Kathy s’iscrisse alla maratona, utilizzando le sue iniziali “K.V. Switzer”, la domanda fu ritenuta presentata da un uomo e le fu assegnato il numero 261. A Tom fu dato, per cronaca, il numero 390 e ad Arnie il 490.
Ai nastri di partenza, quel giorno, tutti si resero conto che il vaso delle loro sicurezze era andato in frantumi.
Kathy era una donna, ma era anche iscritta ufficialmente. L’errore era stato dell’organizzazione, lei non aveva agito fuori dalle regole.
A quel punto, non potevano impedirle di partire e così avvenne: Kathrine fu la prima donna a competere a una regolare maratona moderna.
Non c’era altro da fare che correre e quell’istante si può riassumere solo con le parole di Arnie: “Run, Kathy! Run like hell” (Corri come il diavolo).
Come in tutte le rivoluzioni, però, ci sono quelli che si sentono minacciati, perché in fondo sono consapevoli della propria inadeguatezza e temono il nuovo mondo che verrà!
Uno di questi era lo stronzo multidimensionale, di cui abbiamo parlato all’inizio: Jock Semple.
Semple era un ex atleta, allenatore e ufficiale di gara, che si attaccò a Kathy e tentò, ripetutamente e con violenza, di strapparle il numero, portandosi dietro un numero imprecisato di emulatori.
Quello che rende ancora più assurdo il comportamento dell’escremento umano è che neanche partecipava alla competizione.
La corsa si Kathy, così, si trasformò nella fuga di una rugbista, che corre verso la meta, mentre gli avversari tentano di azzopparla!
A questo punto, la storia personale di Kathy si avvalse della presenza dei due sodali: Arnie e Tom, si affiancarono all’atleta e ne difesero la corsa, spintonando e allontanando chi cercava di fermarla.
Kathy si divincolò, inciampò e si rialzò.

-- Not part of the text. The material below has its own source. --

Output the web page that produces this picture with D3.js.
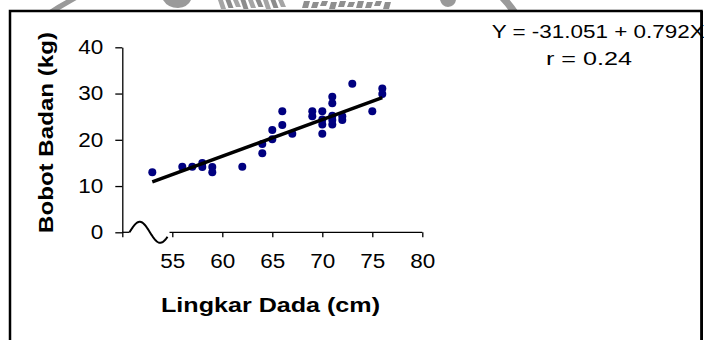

Semple tentò di trascinarla fuori pista, ma Arnie e Tom lo spinsero via: così per tutto il tempo, fino alla fine, fino al traguardo, fino al futuro!
La storia era stata scritta e nessuno poteva più farci nulla!
Ci volle ancora qualche anno per rendere il cambiamento ufficiale: nel 1971 le donne furono ammesse alla maratona di New York e nel 1972 a quella di Boston. Nel 1984, invece, a Los Angeles, si tenne la prima maratona femminile olimpica della storia.
Oggi Kathy ha 76 anni e nel 2017, a distanza di 50, è tornata a correre la maratona di Boston, ovviamente col numero 261!
A questo punto, come in tutte le storie, bisogna trarre le conclusioni.
Io vi dirò cosa ho capito io, poi ognuno deciderà se e cosa imparare.
Io ho capito che, come si è detto, il cambiamento non lo puoi fermare: puoi provarci, certo, ma fallirai miseramente. Questo vale per le lotte personali di una persona, per quelle delle donne, per i diritti civili e in ogni ambito della vita umana.
Ho capito anche, ma forse è più una conferma, che nessuno può fare le rivoluzioni da solo: Kathy, infatti, non avrebbe ottenuto alcun risultato, senza l’impegno di tutte le atlete che l’avevano preceduta, preparandole il terreno e probabilmente ispirandola. In maniera (forse) minore, anche Tom e Arnie diedero il loro contributo all’impresa ed è giusto ricordarlo.
Ho capito che un uomo, di fronte a una donna che si mette in testa di cambiare il mondo, ha due scelte: fare come Tom e Arnie, scegliendo di far parte del cambiamento, oppure come Jock Semple, che sarà sempre ricordato per essere un pezzo difettoso di un ingranaggio ormai obsoleto.
Ho capito che non importa quanto la tua battaglia sia giusta, ci sarà sempre qualcuno che se ne sentirà minacciato e tenterà di fermarti, anche quando non avrebbe la minima ragione di farlo.
Ho capito che una donna, quando si mette in testa di cambiare il mondo, lo fa per l’intero genere umano e gliene frega poco del sesso di chi le offre aiuto.